Second, it would appear that petitioner's claim relating to the drug debt note is potentially meritorious, particularly when considered along with all of the belated Brady information. As stated, it was the defense theory that Byrd, not the petitioner, committed the murder by setting up his cousin to be shot so that he (Byrd) could take over the drug business. Although defense counsel was permitted to cross-examine Byrd on the issue of whether he or the victim were drug dealers, Byrd denied that they were, and defense counsel was bound by Byrd's denials. Moreover, during the prosecution's closing, the prosecutor argued to the jury that Byrd was not a drug dealer, even though he has since admitted that he suspected that Byrd was. It is now clear that the victim was the head of a cocaine distribution ring and Byrd was his "right hand man." Petitioner claims that if information about Byrd's drug dealing and the drug debt note found on the victim had been disclosed to the jury, it is possible that the jury would have reached a different verdict.*fn2 Because this claim is "potentially meritorious," petitioner has satisfied the second requirement of the Rhines "stay and abeyance" test.
As to the third Rhines requirement, there has been no indication that the petitioner engaged in intentionally dilatory tactics. Therefore, this requirement is also satisfied.
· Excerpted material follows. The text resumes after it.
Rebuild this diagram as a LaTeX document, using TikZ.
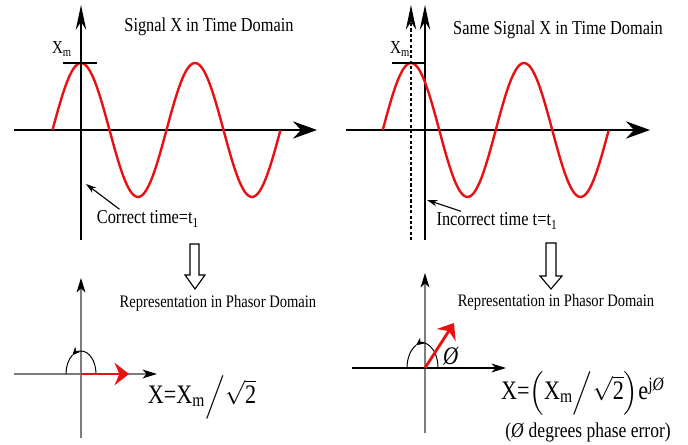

Although Magistrate Judge Bianchini recommended that this Court find that the petitioner has fulfilled the exhaustion requirement of § 2254(b)(1) because he was "skeptical as to whether [petitioner] has 'available State corrective process' by which to exhaust the Brady claim involving the note," see Report and Recommendation, at 63, the Magistrate Judge also indicated that "[petitioner] theoretically could return to County Court and file another § 440.10 motion alleging a Brady violation based on the newly-discovered note, and it would not be subject to a procedural bar or statute of limitations under New York state law." Id. at 62. There appears to be nothing precluding the petitioner from presenting his Brady claim regarding the drug debt note to the state courts at this juncture. Interests comity and federalism dictate that the state court have the opportunity to consider in the first instance whether that there is a reasonable probability that timely disclosure of the note (along with the other belatedly-disclosed Brady material) would have produced a different result. Accordingly, the Court finds it prudent to stay the petition and hold it in abeyance pending petitioner's opportunity to exhaust the unexhausted state law claim.
For the foregoing reasons, the Court has decided to exercise its discretion to grant the petitioner a stay to return to state court to exhaust his unexhausted claim. This stay is conditioned upon petitioner's prompt initiation of efforts to exhaust the claims in state court--that is, within sixty (60) days of the date he receives a copy of this Decision and Order.
Further, the petitioner must return to this Court within sixty (60) days of the completion of exhaustion proceedings, that is, as soon as he receives a final order from the state court, he must file a motion to lift the stay within sixty (60) days. Failure to comply with the Court's directives may result in vacatur of the stay order.
After the exhaustion proceedings have been completed, the Court will proceed to adjudicate the objections to the Magistrate Judge's Report and Recommendation.